The country is regularly cited as one of the most corrupt in the world with more than half of the population living in poverty.
A picture taken on Saturday at the Bonmont Abbey in Cheserex, western Switzerland, showing four of the 25 luxury sport cars seized from Teodorin Obiang Nguema (inset), who is both the son and vice president of Equatorial Guinea's President, Teodoro Obiang Nguema Mbasogo. AFP photo
A new report by AFP has revealed that a collection of luxury cars seized from Equatorial Guinea’s vice president Teodorin Obiang Nguema will be auctioned off in Switzerland on Sunday and are estimated to bring in 18.5 million Swiss francs ($18.7m).
“This is an exceptional sale,” Philip Kantor, of British auctioneers Bonhams, told AFP. “It’s a private collection of super cars, with very low mileage.
Among the cars to go under the hammer at a Geneva golf club are seven Ferraris, three Lamborghinis, five Bentleys, a Maserati and a McLaren.
The most expensive lots are a Lamborghini Veneno Roadster, valued at between €4.8m and €5.7m ($5.2m or $6.2m) and yellow Ferrari hybrid at between €2.4m to €2.6m.
The cars were all confiscated by Swiss justice after the opening in 2016 of a financial wrongdoing case against Obiang, son and likely heir of Equatorial Guinea’s authoritarian President Teodoro Obiang Nguema who has ruled for 40 years.
All will be sold with no reserve price.
In February, Swiss prosecutors said they were dropping charges of financial wrongdoing against Teodorin Obiang Nguema but were confiscating the luxury cars as part of the case.
Under the Swiss penal code, prosecutors can choose to drop charges in this category if defendants offer compensation “and restore a situation that is in conformity with the law.”
Equatorial Guinea has also agreed to give Geneva 1.3 million Swiss francs to cover the costs of the case.
Vice president with responsibility for defence and security, Teodorin Obiang has a reputation for a playboy lifestyle.
In October 2017, a Paris court handed him a three-year suspended jail term after convicting Obiang of siphoning off public money to buy assets in France.
He was accused of spending more than 1,000 times his official annual salary on a six-storey mansion in a posh part of the French capital, a fleet of fast cars and artworks, among other assets.

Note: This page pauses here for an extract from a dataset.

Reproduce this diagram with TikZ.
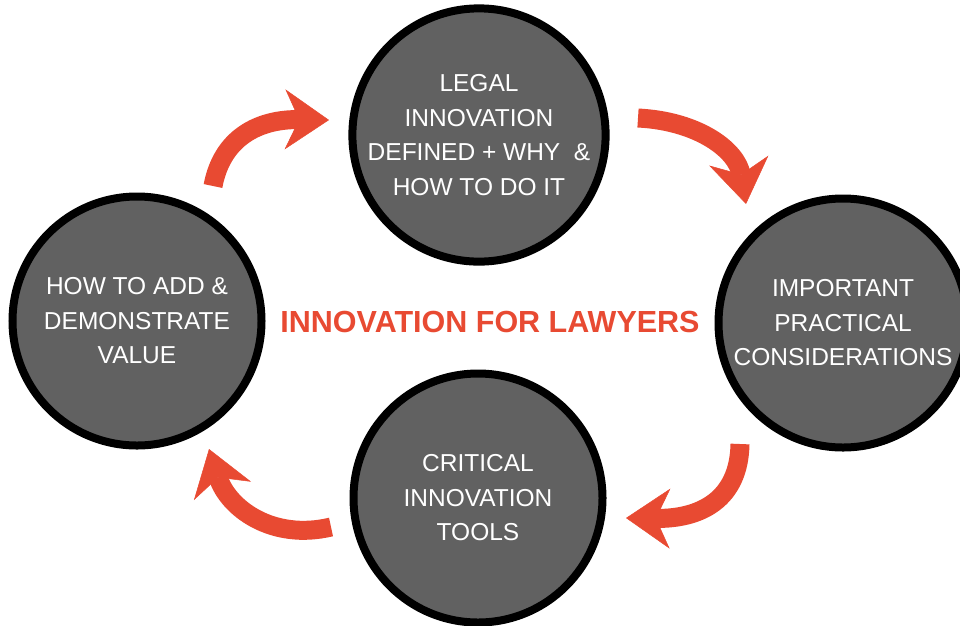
\documentclass[tikz,border=0pt]{standalone}
\usepackage{fontspec}
\setmainfont{Liberation Sans}
\usetikzlibrary{arrows.meta}
\definecolor{lawred}{HTML}{E84A32}
\definecolor{discgray}{HTML}{616161}
\tikzset{
	topic/.style={circle,draw=black,line width=8pt,fill=discgray,minimum size=249pt,inner sep=0pt,
		text=white,align=center,font=\fontsize{24.5}{34.5}\selectfont},
	cyclearrow/.style={draw=lawred,line width=19pt,
		-{Stealth[length=44pt,width=60pt,inset=14pt,line width=0.5pt]}}
}
\begin{document}
\begin{tikzpicture}[x=1pt,y=-1pt]
	\useasboundingbox (0,0) rectangle (960,625);
	\clip (0,0) rectangle (960,625);
	
	%circles
	\node[topic] (legal) at (479,135) {LEGAL\\INNOVATION\\DEFINED + WHY\ \ \&\\HOW TO DO IT}; %top
	\node[topic] (practical) at (843,323) {IMPORTANT\\PRACTICAL\\CONSIDERATIONS}; %right
	\node[topic] (tools) at (478,498) {CRITICAL\\INNOVATION\\TOOLS}; %bottom
	\node[topic] (value) at (137,321) {HOW TO ADD \&\\DEMONSTRATE\\VALUE}; %left
	
	%title
	\node[text=lawred,font=\fontsize{30.5}{36}\selectfont\bfseries] (title) at (490,322) {INNOVATION FOR LAWYERS};
	
	%arrow ends
	\coordinate (a1) at (213,186); \coordinate (b1) at (329,120);
	\coordinate (a2) at (638,118); \coordinate (b2) at (746,204);
	\coordinate (a3) at (740,444); \coordinate (b3) at (626,518);
	\coordinate (a4) at (331,527); \coordinate (b4) at (209,449);
	
	%arrows
	\draw[cyclearrow] (a1) .. controls (222,138) and (258,119) .. (b1); %value -> legal
	\draw[cyclearrow] (a2) .. controls (698,121) and (737,150) .. (b2); %legal -> practical
	\draw[cyclearrow] (a3) .. controls (739,500) and (700,519) .. (b3); %practical -> tools
	\draw[cyclearrow] (a4) .. controls (272,541) and (228,508) .. (b4); %tools -> value
\end{tikzpicture}
\end{document}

He was also given a suspended fine of 30 million euros.
In September, Brazilian media said that more than $16 million in cash and luxury watches were seized by Brazilian police and customs officers from luggage of a delegation accompanying Obiang on a private visit.
Brazilian daily O Estado de Sao Paulo quoted a diplomatic source from Equatorial Guinea as saying the money was to pay for medical treatment Obiang was to undergo in Sao Paulo.
The watches were for the “personal use” of the president’s son and were engraved with his initials, the report said.
Obiang is reputedly on a fast track to succeed his father.
Last October, he was promoted from colonel directly to division general, without passing through the normal intermediary rank of brigade general.
The following month, he presided over a cabinet meeting for the first time.
The tiny West African nation is one of the continent’s top petroleum producers and has a population of just 1.2 million.
The country is regularly cited by NGOs as one of the most corrupt in the world.